Who knew the communists were like the Old Testament Jews, visiting the iniquities of the fathers upon the sons, for generation after generation.

Monday, June 1, 2009

Moving In Again

Welcome to June.  Everyone says it is going to be really hot this summer.  The forecasts say we'll reach 40 this summer.  40 C equals 104 F, so I hope they're wrong.  I don't know how they know, if this is some sort of computer modeling like the hurricane forecasts I'm used to, or maybe the antithesis of the wooly caterpillar.  All I can say is that the jackets and sweaters are stowed and the tee shirts and sandals are out.

I spent the weekend babysitting two guys who ripped up the parquet floor we had in two rooms and replaced it with tile.  The parquet was not put down good and kept coming up.  Over the past several months a big bubble would appear and I'd pull up two or three or four squares of hopelessly warped parquet and fill the resulting hole with a tile and newspaper and cover it with a carpet.  More bubbles were appearing and we'd run out of our appetite for throw rugs, so when the embassy renewed the lease they added that the floor had to be replaced.  They worked Friday and Saturday and left late Saturday night with the floor finished, new baseboards down, and the heavy furniture back in place.  I spend Sunday reconnecting computers and TVs and dusting furniture.  I tried to help some but they didn't want my assistance.  The thinset mortar they used came in bags of powder, and you added water and mixed it in a bucket with an electric drill with a mixer paddle on it.  The tile guy was pretty good, and it wasn't nearly as dusty an event as it could potentially have been, but it raised some dust nevertheless, all of which settled, of course, in the living room/kitchen.  By the time final cleanup came around there was a thin film of white dust on everything.  I was sweeping the floor, so imagine my shock when they told me to quit because I was making dust because the broom bristles were too coarse.  So I went back to drinking scotch and watching.  During the process of putting the furniture back in place, every time they'd lift something it would reveal the clean outline surrounded by a film of dust.  I couldn't resist pointing out to Samir that he must have used the wrong broom.  He doesn't always appreciate my refined sense of humor.  Anyway, Taylor and I went out to eat Sunday evening to celebrate having just moved in again.

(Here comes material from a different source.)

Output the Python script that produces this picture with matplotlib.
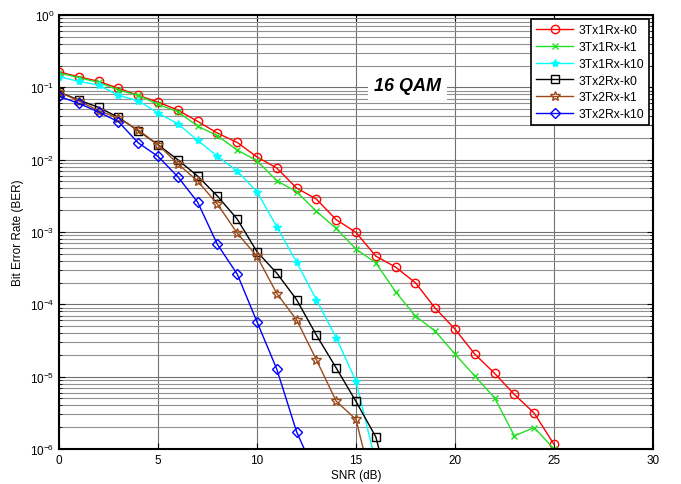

Samir is an interesting fellow.  He lived in London ten or so years and did construction work, which is how he learned what he learned about the trade.  He built this house in a combined Albanian/English style, meaning that to look at it it is not a totally typical Albanian house for Tirana.  Houses here are built the way office buildings are in the U.S. -- a basement and/or foundation is poured, and then each floor is formed and poured to the desired number of floors.  Concrete pumper rental is a big business here.  After that the perimeter walls are made with orange tiles that look sort of like dwarf cinder blocks. Then they're stuccoed inside and out and painted.   All the features like stairs, balconies, roof overhangs, are all poured.  Samir put up some stud walls with sheetrock in this house, and has told me that the neighbors kept telling him it was no way to build a house, that it would fall down during the first earthquake.  I hope I'm not here during the structural testing an earthquake provides.